The push is on to deploy high-speed, always-on residential internet access.
But be careful about what "high speed" means. In this day and age, unless you download at a speed faster than 1Mbit/sec, please don't say you have high-speed internet access. You'll be letting access providers off too easily.
Even on the off chance it gets to 56Kbit/sec, V.90, and ISDN, given the benefit of the doubt at 144Kbit/sec, are not high speed. Cable television modems (CTMs) and Digital Subscriber Lines (DSLs) can be high speed, unless they are throttled down, as mentioned below. An all-optical internet, including fibre to the home, could easily run at gigabits per second. Kilobits per second is low speed.
There's another debatable term in high-speed, always-on residential internet access. Don't just ask how high speed your internet access is. Also ask if it's always-on.

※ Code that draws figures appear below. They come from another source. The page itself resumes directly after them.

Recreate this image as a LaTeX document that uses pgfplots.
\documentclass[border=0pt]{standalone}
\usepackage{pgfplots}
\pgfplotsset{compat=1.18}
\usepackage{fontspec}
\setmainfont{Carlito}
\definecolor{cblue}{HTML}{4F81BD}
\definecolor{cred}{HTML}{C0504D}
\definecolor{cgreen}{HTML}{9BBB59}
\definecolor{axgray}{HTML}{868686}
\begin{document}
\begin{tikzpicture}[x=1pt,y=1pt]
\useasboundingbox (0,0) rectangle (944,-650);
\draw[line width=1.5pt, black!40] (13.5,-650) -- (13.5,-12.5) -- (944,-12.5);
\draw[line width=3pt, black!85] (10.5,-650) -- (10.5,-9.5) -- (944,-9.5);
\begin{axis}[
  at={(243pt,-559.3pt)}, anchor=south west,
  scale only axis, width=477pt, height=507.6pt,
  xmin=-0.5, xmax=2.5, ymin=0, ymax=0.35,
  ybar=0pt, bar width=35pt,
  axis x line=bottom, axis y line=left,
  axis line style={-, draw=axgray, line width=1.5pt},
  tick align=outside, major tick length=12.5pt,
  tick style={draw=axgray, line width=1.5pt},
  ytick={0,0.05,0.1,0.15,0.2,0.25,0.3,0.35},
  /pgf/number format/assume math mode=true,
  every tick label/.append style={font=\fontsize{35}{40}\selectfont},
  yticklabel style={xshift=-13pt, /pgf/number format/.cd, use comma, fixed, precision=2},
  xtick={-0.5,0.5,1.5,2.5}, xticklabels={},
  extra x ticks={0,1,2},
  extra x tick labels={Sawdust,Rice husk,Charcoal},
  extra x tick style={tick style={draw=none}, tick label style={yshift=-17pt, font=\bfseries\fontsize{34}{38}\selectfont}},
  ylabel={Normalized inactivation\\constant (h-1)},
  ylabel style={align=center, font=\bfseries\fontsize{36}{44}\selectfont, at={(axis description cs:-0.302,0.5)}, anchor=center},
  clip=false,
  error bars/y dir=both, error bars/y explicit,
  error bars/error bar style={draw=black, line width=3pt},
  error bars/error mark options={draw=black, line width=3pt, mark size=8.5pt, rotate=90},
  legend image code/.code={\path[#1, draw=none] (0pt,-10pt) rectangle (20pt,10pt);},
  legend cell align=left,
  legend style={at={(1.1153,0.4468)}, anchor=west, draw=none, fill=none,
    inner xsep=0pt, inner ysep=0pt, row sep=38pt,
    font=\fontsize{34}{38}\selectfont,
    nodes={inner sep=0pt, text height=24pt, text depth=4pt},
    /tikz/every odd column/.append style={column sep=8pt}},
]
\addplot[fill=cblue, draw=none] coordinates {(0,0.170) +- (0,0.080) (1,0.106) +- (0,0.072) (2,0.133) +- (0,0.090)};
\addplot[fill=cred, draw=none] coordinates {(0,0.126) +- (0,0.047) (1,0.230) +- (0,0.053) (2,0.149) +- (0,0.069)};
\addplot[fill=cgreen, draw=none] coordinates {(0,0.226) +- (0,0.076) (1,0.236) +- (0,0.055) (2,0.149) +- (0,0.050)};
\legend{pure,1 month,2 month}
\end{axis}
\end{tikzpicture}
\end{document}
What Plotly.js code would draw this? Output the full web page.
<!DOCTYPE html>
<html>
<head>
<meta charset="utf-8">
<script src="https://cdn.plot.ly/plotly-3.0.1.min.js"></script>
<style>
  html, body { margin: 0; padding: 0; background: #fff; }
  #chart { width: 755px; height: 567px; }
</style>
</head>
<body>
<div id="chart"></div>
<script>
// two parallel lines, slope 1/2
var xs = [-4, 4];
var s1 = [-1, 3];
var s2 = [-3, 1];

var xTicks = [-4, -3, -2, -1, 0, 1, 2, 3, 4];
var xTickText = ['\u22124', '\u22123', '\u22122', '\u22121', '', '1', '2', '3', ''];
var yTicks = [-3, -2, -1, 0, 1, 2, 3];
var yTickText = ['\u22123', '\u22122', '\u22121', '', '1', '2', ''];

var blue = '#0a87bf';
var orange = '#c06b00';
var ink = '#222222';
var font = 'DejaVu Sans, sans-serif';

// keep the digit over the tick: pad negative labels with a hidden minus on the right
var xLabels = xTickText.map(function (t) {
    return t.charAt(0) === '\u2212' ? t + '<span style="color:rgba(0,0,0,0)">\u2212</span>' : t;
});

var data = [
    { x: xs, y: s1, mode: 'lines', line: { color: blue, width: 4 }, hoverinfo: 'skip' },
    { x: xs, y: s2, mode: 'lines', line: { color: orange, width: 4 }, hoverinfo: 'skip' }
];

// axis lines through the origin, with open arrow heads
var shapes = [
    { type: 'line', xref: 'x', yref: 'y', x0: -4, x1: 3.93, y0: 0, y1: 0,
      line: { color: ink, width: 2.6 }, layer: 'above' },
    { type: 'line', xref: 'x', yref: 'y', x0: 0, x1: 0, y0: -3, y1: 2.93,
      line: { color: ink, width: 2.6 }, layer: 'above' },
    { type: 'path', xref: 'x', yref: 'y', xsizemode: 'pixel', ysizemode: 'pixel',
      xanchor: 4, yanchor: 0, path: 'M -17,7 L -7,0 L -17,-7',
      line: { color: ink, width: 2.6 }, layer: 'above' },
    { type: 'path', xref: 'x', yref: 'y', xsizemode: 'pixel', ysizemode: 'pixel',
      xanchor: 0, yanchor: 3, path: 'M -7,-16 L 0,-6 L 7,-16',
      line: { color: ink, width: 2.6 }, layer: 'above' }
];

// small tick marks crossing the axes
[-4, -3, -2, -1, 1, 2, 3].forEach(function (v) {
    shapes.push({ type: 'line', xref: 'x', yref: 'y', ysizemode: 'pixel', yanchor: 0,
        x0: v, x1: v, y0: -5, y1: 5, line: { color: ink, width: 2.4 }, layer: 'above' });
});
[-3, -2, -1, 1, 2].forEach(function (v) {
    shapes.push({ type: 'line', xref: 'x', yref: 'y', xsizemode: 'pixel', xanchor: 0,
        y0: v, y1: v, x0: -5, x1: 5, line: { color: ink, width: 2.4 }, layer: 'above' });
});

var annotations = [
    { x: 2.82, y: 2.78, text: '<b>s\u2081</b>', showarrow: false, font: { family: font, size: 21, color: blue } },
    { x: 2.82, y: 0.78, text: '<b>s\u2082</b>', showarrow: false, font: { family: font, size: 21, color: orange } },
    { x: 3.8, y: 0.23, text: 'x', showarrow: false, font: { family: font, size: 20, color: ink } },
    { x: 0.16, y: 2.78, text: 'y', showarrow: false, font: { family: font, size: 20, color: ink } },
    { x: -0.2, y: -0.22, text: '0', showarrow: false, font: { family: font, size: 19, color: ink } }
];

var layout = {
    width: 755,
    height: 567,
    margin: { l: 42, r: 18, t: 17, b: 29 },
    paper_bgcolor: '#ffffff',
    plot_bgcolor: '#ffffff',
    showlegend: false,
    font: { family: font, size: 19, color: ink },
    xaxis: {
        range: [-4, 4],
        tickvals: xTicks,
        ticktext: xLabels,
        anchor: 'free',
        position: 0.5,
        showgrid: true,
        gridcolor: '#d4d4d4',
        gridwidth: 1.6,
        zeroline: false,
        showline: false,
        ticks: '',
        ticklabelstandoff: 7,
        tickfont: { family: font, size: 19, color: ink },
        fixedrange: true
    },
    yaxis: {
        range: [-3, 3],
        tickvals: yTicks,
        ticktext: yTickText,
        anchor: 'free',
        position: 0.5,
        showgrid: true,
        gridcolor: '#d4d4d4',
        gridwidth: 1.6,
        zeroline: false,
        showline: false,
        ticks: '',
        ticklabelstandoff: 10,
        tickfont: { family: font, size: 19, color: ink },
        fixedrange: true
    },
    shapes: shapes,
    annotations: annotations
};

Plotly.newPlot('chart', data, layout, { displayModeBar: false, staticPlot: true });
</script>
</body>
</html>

How will we measure always-on? First, we'll measure uptime. We'll hope that our access is up, say, 99 per cent of the time. Later, we'll measure latency. We'll hope that, say, 99 per cent of the time the internet responds in less than a tenth of a second.
A tenth of a second would be a big improvement. Today, if you want a weather report from the internet, sorry, but you'll have to wait for your PC to boot up, wait for your browser to launch, wait for your modem to initialise, wait for a dial tone, wait for your modem to dial your internet service provider (ISP), wait for your service provider to answer, wait for modem negotiation, wait for authentication, wait for protocol start, and wait for selected weather pages to download -- during which time the next Ice Age might sneak up on you.
If you've enjoyed Ethernets in big companies, you have some inkling about always-on internet access. But always-on is new territory for the masses, and probably even you at home. There will be many new applications and many surprises.
One surprise will be how internet access gets billed. Currently, the debate is whether internet access should be billed by the minute or at a flat rate per month. Neither of these is right for high-speed, always-on access.
The higher the speed and the more always-on your internet access, the more it makes sense to charge per month for speed and per packet for traffic. As the ratio of peak throughput to average throughput goes up, paying for the peak becomes unattractive for all but the heaviest users.
Stuck for now with flat-rate monthly billing, CTM and DSL providers are throttling down speeds to control the traffic they must carry through their long-haul networks. Multiplayer game enthusiasts and home Web masters complain bitterly about current efforts to throttle them down. Flat-rate monthly billing is to blame.
Again, it would be better to have flat monthly charges based on peak speeds of always-on service plus packet charges for traffic actually carried. Even better, charge less for packets that travel short distances.
But hey, rather than argue endlessly about internet pricing (the market should decide), let's brainstorm about opportunities opened up by always-on internet access. And be sure to consider what happens when always-on access is distributed through home LANs.
What if the latest weather report were always on the upper left of a screen in your kitchen? What if appliances could always know the time, outside temperature, and current energy rates? What if a bell rang each time you got new mail? What if buddies could invite you to chat without catching you dialled in? What would online shopping and auctions be like if you could look in on them at a glance, without all that power-on, boot-up, dial-in hoopla?
One frequent objection to always-on internet access is security -- always-on gives hackers time to break into your computer. Security is also raised by DSL partisans against shared-media CTMs. But this will soon be fixed. Security cannot for long be allowed to depend on physically disconnecting and powering off our computers.
There's a bright future in secure, always-on internet access, high speed or not.